Described by the Belfast Evening Telegraph as a "world-famed rifle shot", Braithwaite acquired the nickname "Bullseye Braithwaite". He represented Ireland in the Elcho Shield competition at Bisley for 20 years and won the Albert Jewel, the Wimbledon Cup, the Duke of Cambridge's and the Secretary of State trophies.

He was a freemason, and orangeman and founded the Orange Widows' Fund.

He was a member of the Belfast Natural History and Philosophical Society, which became the Belfast Municipal Museum and Art Gallery, now known as the Ulster Museum, and in 1906 he made a large donation of paintings to the institution. He also encouraged the Philosophical Society to donate their own collection to the museum.

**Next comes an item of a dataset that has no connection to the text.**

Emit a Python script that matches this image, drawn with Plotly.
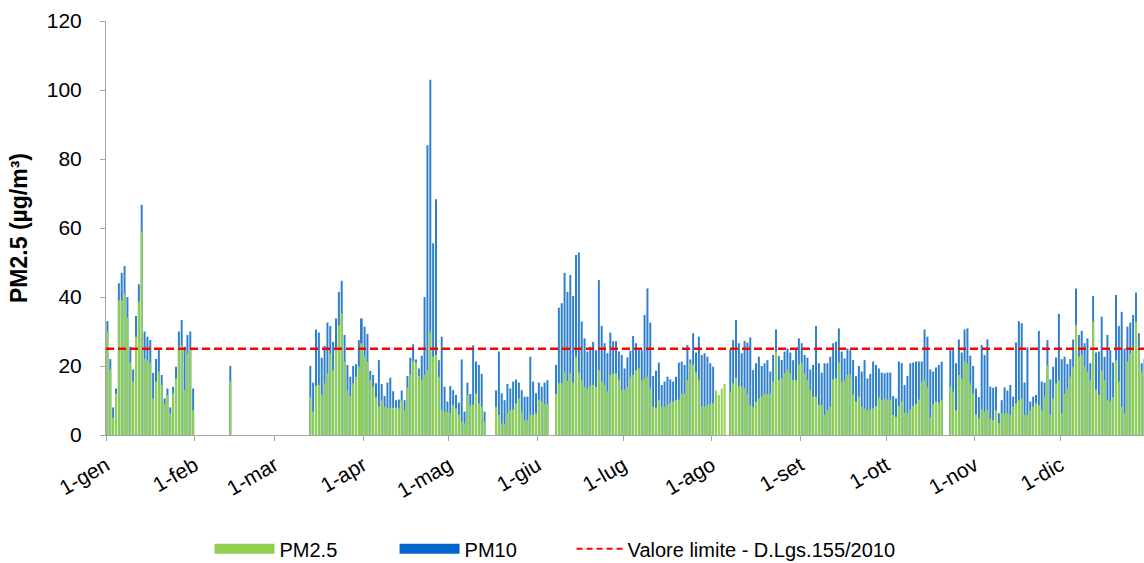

Among the paintings Braithwaite donated to the museum were Winter and Spring (both 1633) by Pieter Breughel the Younger. They would originally have been part of a set of the Four Seasons. After poorly carried out repairs in the 1960s the original attribution to Breughel the Younger fell into doubt and was not restored until after the paintings were cleaned for the BBC Four television series Britain's Lost Masterpieces.

Described as "retiring", the only public office that Braithwaite held was on the board of the Belfast City and District Water Commissioners.

==Death==
Braithwaite died at his home of Botanic Avenue, Belfast, on 22 January 1918.